18,896 HSK sentences

Dear all,

here’s a file of 18,896 quite realistic-sounding HSK sentences, in ascending order of complexity. I imported them from a tatoeba sentence list some time ago. They’re useful for reinforcing one’s feeling for sentence structure and grammatical constructions. They work best with the Self-graded studying mode or even just by browsing through in Card Info.

Caveat: The generated pinyin is sometimes off, and the English often sounds like it hadn’t been translated by a native English speaker.

Hope you like it, cheers, Shun

Edit: The file in message number 24 is ordered by sentence length. I'm also attaching it here.


Last edited:
Thanks a lot for your list. :) Good English translations and realistic-sounding Chinese. However, I will try using regex to change them to the format

"Hanzi - pinyin - translation" instead of

"Word Hanzi - Hanzi with word in pinyin - translation".

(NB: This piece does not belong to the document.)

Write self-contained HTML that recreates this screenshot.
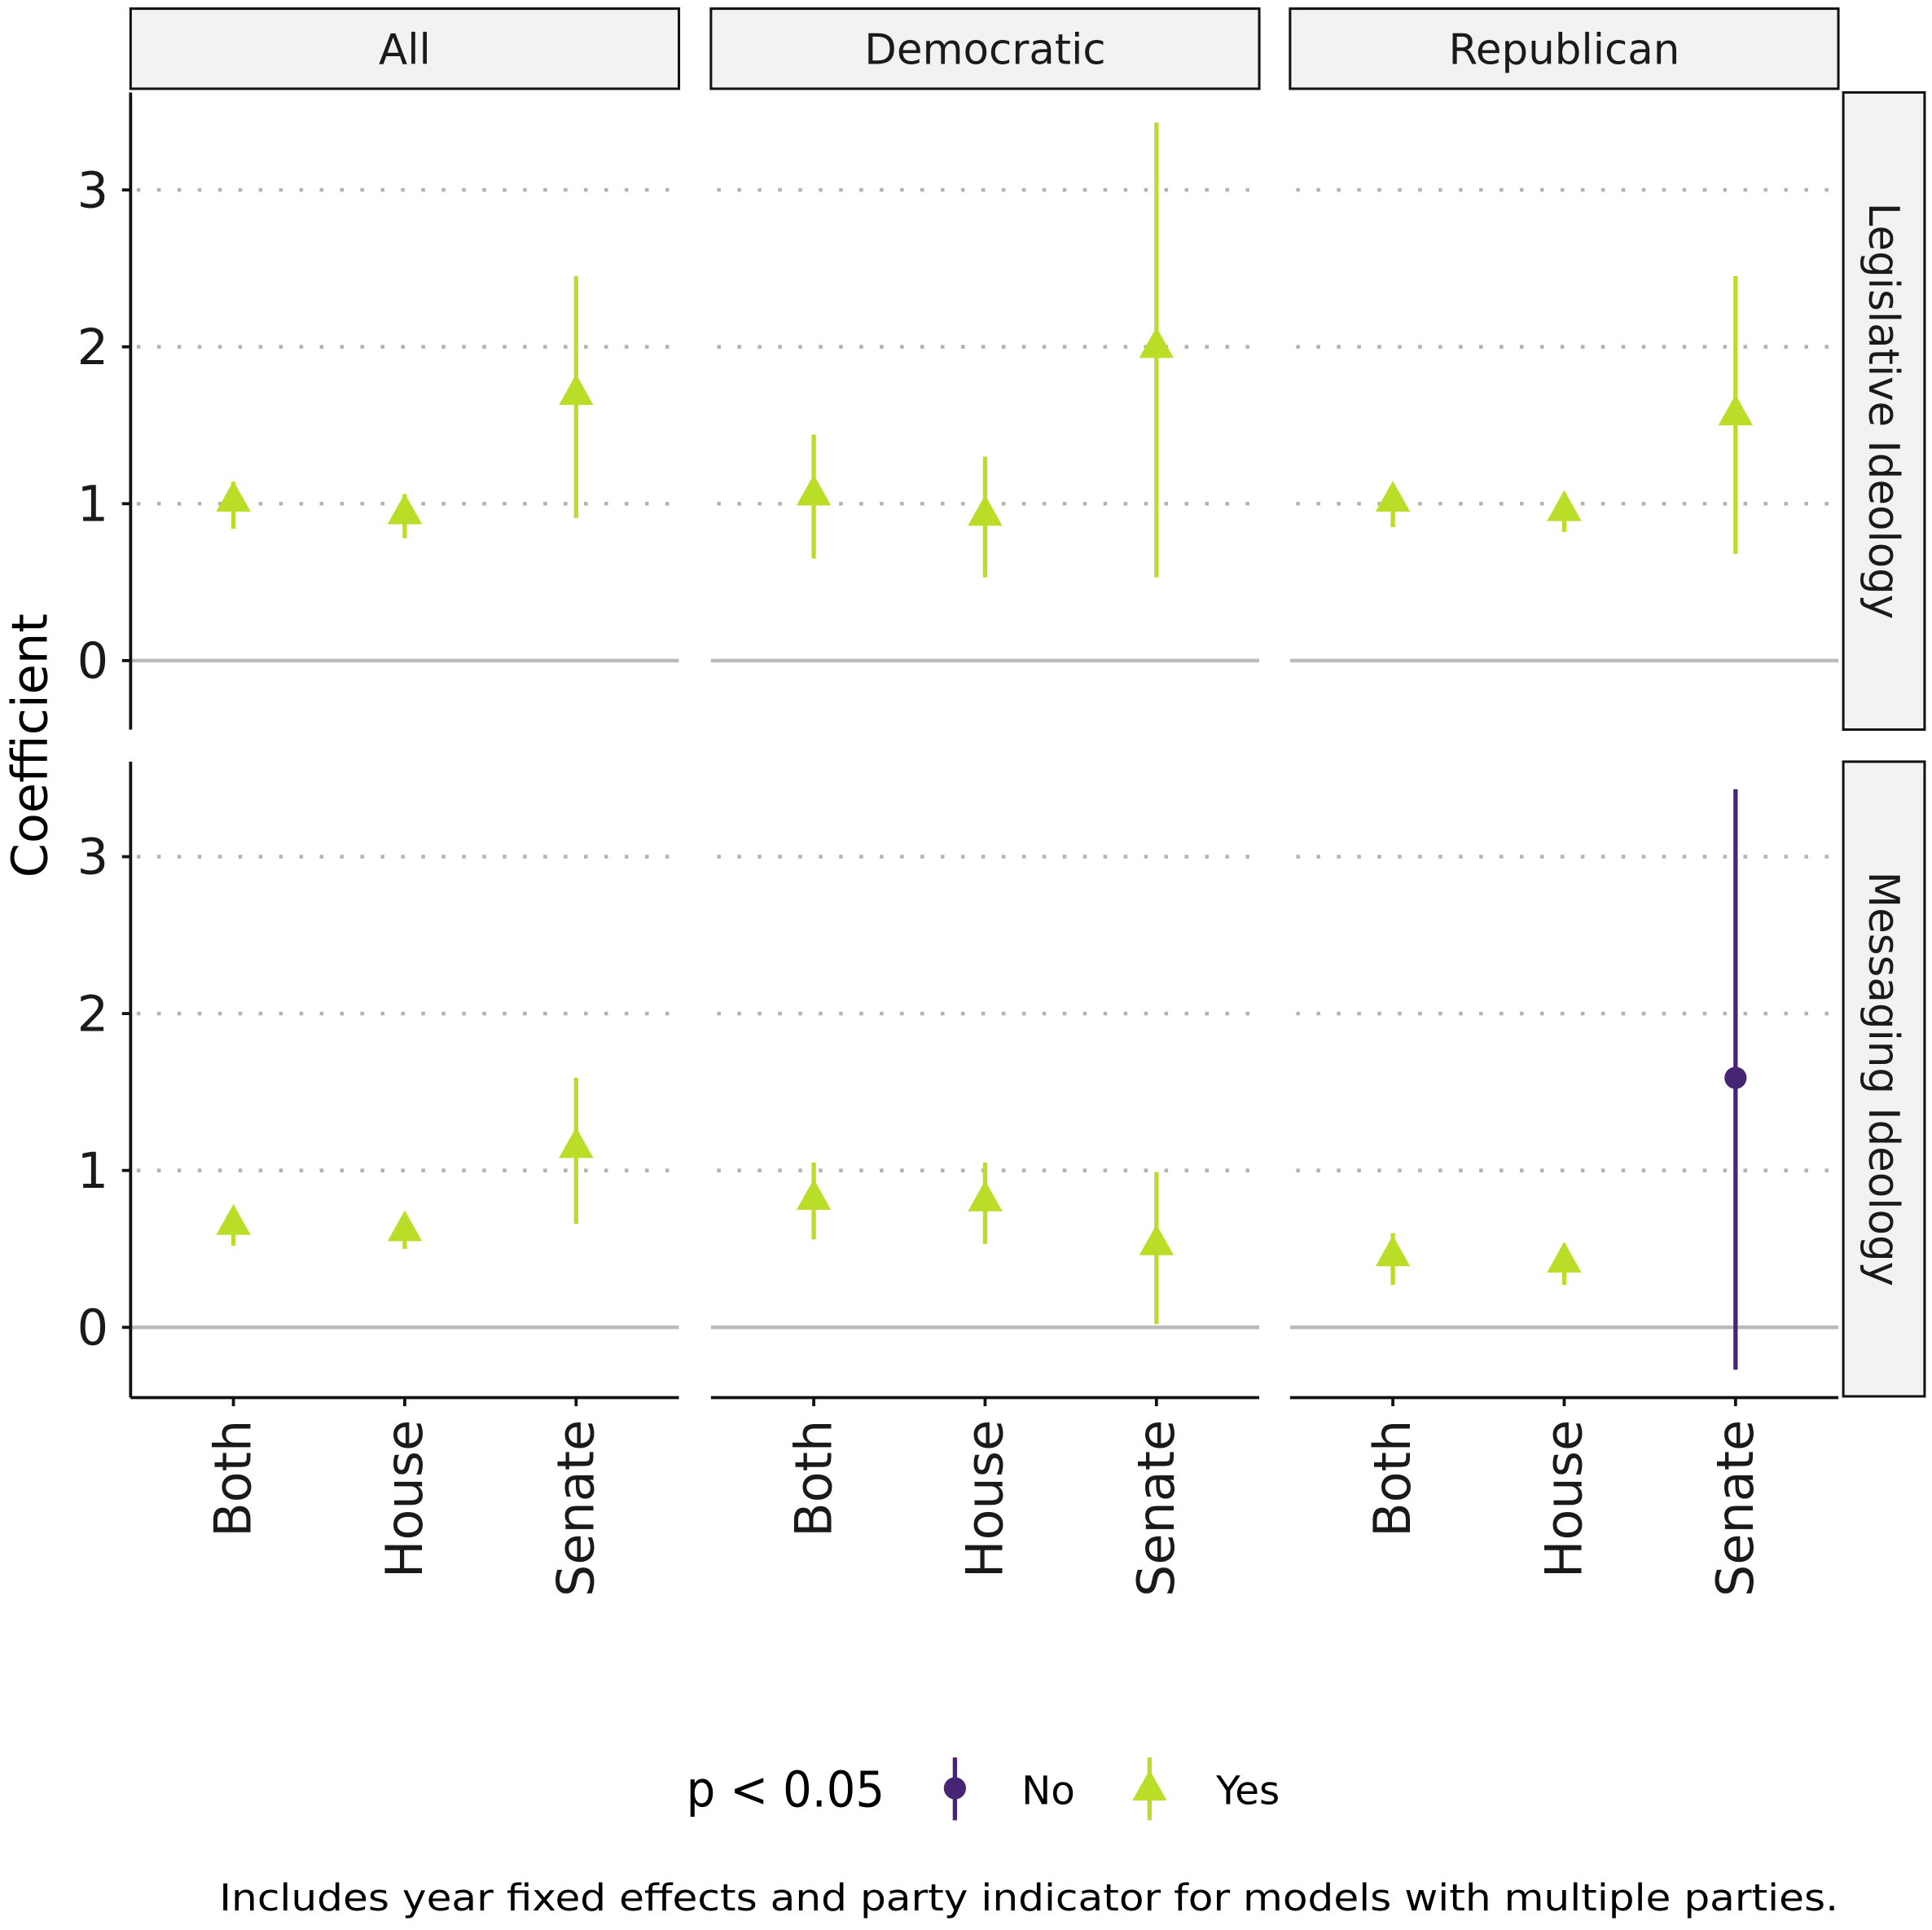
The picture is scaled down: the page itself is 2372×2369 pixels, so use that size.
<!DOCTYPE html>
<html><head><meta charset="utf-8"><style>
html,body{margin:0;padding:0;background:#fff;}
svg{display:block;font-family:"DejaVu Sans","Liberation Sans",sans-serif;}
</style></head><body>
<svg id="chart" width="2372" height="2369" viewBox="0 0 1568 1566" xmlns="http://www.w3.org/2000/svg">
<rect width="1568" height="1566" fill="#fff"/>
<g id="root"></g>
</svg>
<script>
const columns = ["All","Democratic","Republican"];
const rows = ["Legislative Ideology","Messaging Ideology"];
const categories = ["Both","House","Senate"];
const yTicks = [0,1,2,3];
const estLeg = [[1.02,0.94,1.70],[1.06,0.93,2.00],[1.02,0.96,1.57]];
const loLeg  = [[0.84,0.78,0.91],[0.65,0.53,0.53],[0.85,0.82,0.68]];
const hiLeg  = [[1.14,1.06,2.45],[1.44,1.30,3.43],[1.12,1.07,2.45]];
const estMsg = [[0.66,0.62,1.15],[0.82,0.81,0.53],[0.46,0.42,1.59]];
const loMsg  = [[0.52,0.50,0.66],[0.56,0.53,0.02],[0.27,0.27,-0.27]];
const hiMsg  = [[0.73,0.70,1.59],[1.05,1.05,0.99],[0.60,0.53,3.43]];
const sigLeg = [["Yes","Yes","Yes"],["Yes","Yes","Yes"],["Yes","Yes","Yes"]];
const sigMsg = [["Yes","Yes","Yes"],["Yes","Yes","Yes"],["Yes","Yes","No"]];

const NS="http://www.w3.org/2000/svg";
const root=document.getElementById('root');
function mk(tag,attrs,parent,text){const e=document.createElementNS(NS,tag);for(const k in attrs)e.setAttribute(k,attrs[k]);if(text!==undefined)e.textContent=text;(parent||root).appendChild(e);return e;}
const GREEN="#BADE28", PURPLE="#482475";
const panelX=[106,577,1047], panelW=445;
const rowTop=[75,618], rowBot=[592,1133], rowZero=[536,1077], unit=127.3;
function xScale(c,i){return panelX[c]+panelW*(0.6+i)/3.2;}
function yScale(r,v){return rowZero[r]-v*unit;}

columns.forEach((name,c)=>{
  const g=mk('g',{});
  
  
  mk('rect',{x:panelX[c],y:7,width:panelW,height:65,fill:'#f2f2f2',stroke:'#111','stroke-width':2},g);
  mk('text',{x:panelX[c]+panelW/2,y:52,'text-anchor':'middle','font-size':34,fill:'#1a1a1a'},g,name);
});
rows.forEach((name,r)=>{
  const g=mk('g',{});
  
  
  mk('rect',{x:1496,y:rowTop[r],width:66,height:rowBot[r]-rowTop[r],fill:'#f2f2f2',stroke:'#111','stroke-width':2},g);
  const cy=(rowTop[r]+rowBot[r])/2;
  mk('text',{x:1517,y:cy,'text-anchor':'middle','font-size':34,fill:'#1a1a1a',transform:`rotate(90 1517 ${cy})`},g,name);
});

rows.forEach((rn,r)=>{
  const est=r?estMsg:estLeg, lo=r?loMsg:loLeg, hi=r?hiMsg:hiLeg, sig=r?sigMsg:sigLeg;
  columns.forEach((cn,c)=>{
    const g=mk('g',{});
    
    
    yTicks.forEach(t=>{
      const y=yScale(r,t);
      if(t===0) mk('line',{x1:panelX[c],x2:panelX[c]+panelW,y1:y,y2:y,stroke:'#bbbbbb','stroke-width':3},g);
      else mk('line',{x1:panelX[c]+5,x2:panelX[c]+panelW,y1:y,y2:y,stroke:'#b3b3b3','stroke-width':3,'stroke-dasharray':'3 13.5'},g);
    });
    categories.forEach((cat,i)=>{
      const x=xScale(c,i), col=sig[c][i]==="Yes"?GREEN:PURPLE;
      const m=mk('g',{},g);
      
      
      mk('line',{x1:x,x2:x,y1:yScale(r,lo[c][i]),y2:yScale(r,hi[c][i]),stroke:col,'stroke-width':3.5},m);
      const y=yScale(r,est[c][i]);
      if(sig[c][i]==="Yes") mk('polygon',{points:`${x},${y-16} ${x-14},${y+9} ${x+14},${y+9}`,fill:col},m);
      else mk('circle',{cx:x,cy:y,r:9,fill:col},m);
    });
    if(r===1){
      mk('line',{x1:panelX[c],x2:panelX[c]+panelW,y1:1134,y2:1134,stroke:'#111','stroke-width':2.5},g);
      categories.forEach((cat,i)=>{
        const x=xScale(c,i);
        mk('line',{x1:x,x2:x,y1:1134,y2:1141,stroke:'#111','stroke-width':2.5},g);
        const t=mk('text',{x:x+14,y:1152,'text-anchor':'end','font-size':41,fill:'#1a1a1a',transform:`rotate(-90 ${x+14} 1152)`},g,cat);
        
        
      });
    }
  });
  const ax=mk('g',{});
  
  
  mk('line',{x1:106,x2:106,y1:rowTop[r],y2:rowBot[r]+(r?1:0),stroke:'#111','stroke-width':2.5},ax);
  yTicks.forEach(t=>{
    const y=yScale(r,t);
    mk('line',{x1:99,x2:106,y1:y,y2:y,stroke:'#111','stroke-width':2.5},ax);
    mk('text',{x:88,y:y+14,'text-anchor':'end','font-size':40,fill:'#1a1a1a'},ax,String(t));
  });
});

const yt=mk('text',{x:38,y:605,'text-anchor':'middle','font-size':40,fill:'#000',transform:'rotate(-90 38 605)'},root,'Coefficient');



const lg=mk('g',{});


mk('text',{x:557,y:1466,'font-size':40,fill:'#000',textLength:161,lengthAdjust:'spacingAndGlyphs'},lg,'p < 0.05');
mk('line',{x1:775,x2:775,y1:1426,y2:1477,stroke:PURPLE,'stroke-width':3.5},lg);
mk('circle',{cx:775,cy:1451,r:9,fill:PURPLE},lg);
mk('text',{x:829,y:1464,'font-size':32,fill:'#000'},lg,'No');
mk('line',{x1:933,x2:933,y1:1426,y2:1477,stroke:GREEN,'stroke-width':3.5},lg);
mk('polygon',{points:'933,1436 919,1461 947,1461',fill:GREEN},lg);
mk('text',{x:987,y:1464,'font-size':32,fill:'#000'},lg,'Yes');

const cap=mk('text',{x:178,y:1550,'font-size':30,fill:'#000',textLength:1314,lengthAdjust:'spacingAndGlyphs'},root,'Includes year fixed effects and party indicator for models with multiple parties.');


</script>
</body></html>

If I manage it, I will upload the converted list here.
It was converted from your list using excel. The idea is you want to test if you can write hanzi. But just listening to the pinyin of the word gives you no context so it is an unrealistic context. The sentence gives you the context (you can choose to not display the sentence initially but I prefer to read the sentence and then write the hanzi without listening to only the pronunciation).
The converter does two passes through your list trying to use as many list entries as there are in my 65535 words with definitions in all the Pleco dictionaries I have.
On each pass it chooses the least used sentence (so far, and if one exists) to distribution usage of the sentences evenly.
Currently, using the highest 40000 frequency words that exist as Pleco entries blended 50%/50% from the Subtitles and Leiden Weibo corpuses.
Of the 40,000 top words, only 13670 appear in the sentence list you compiled. The average number of sentences per word is thus 23084/13670. ie. approximately 2 sentences/word. HSK words are prioritized - There are about 500 HSK words which don't exist in the sentences so I'm planning to add 500 sentences to your list and rebuild
Thank you for your kind words. :)
I can make alternative versions if you have different parameters you prefer. e.g. number of sentences/word, which words are included as candidates, etc.
So if I understand it correctly, you're not just picking the most "special" word in each sentence, i.e. the least common word, but something more complex. Anyway, the goal is to get the most useful word.
You're welcome! I guess most of the HSK words is already a fine starting point. You seem to have done the optimal word selection already, as I see it. Have a nice day then!
You are quite correct, it doesn't look for a "special" word in each sentence. Rather it makes multiple passes through HSK and high frequency words ordered by HSK and frequency looking. On each pass it chooses the sentence in which the word exists which currently has the lowest usage so far (i.e by the current word and all other words that have been used). I have ordered the sentences by sentence length from short to long, so that it is biased to choosing shorter sentences. The reason for this is I prefer shorter contexts to longer ones as the primary reason for the sentence is to give the context - reading comprehension is just a byproduct of incorporating the context.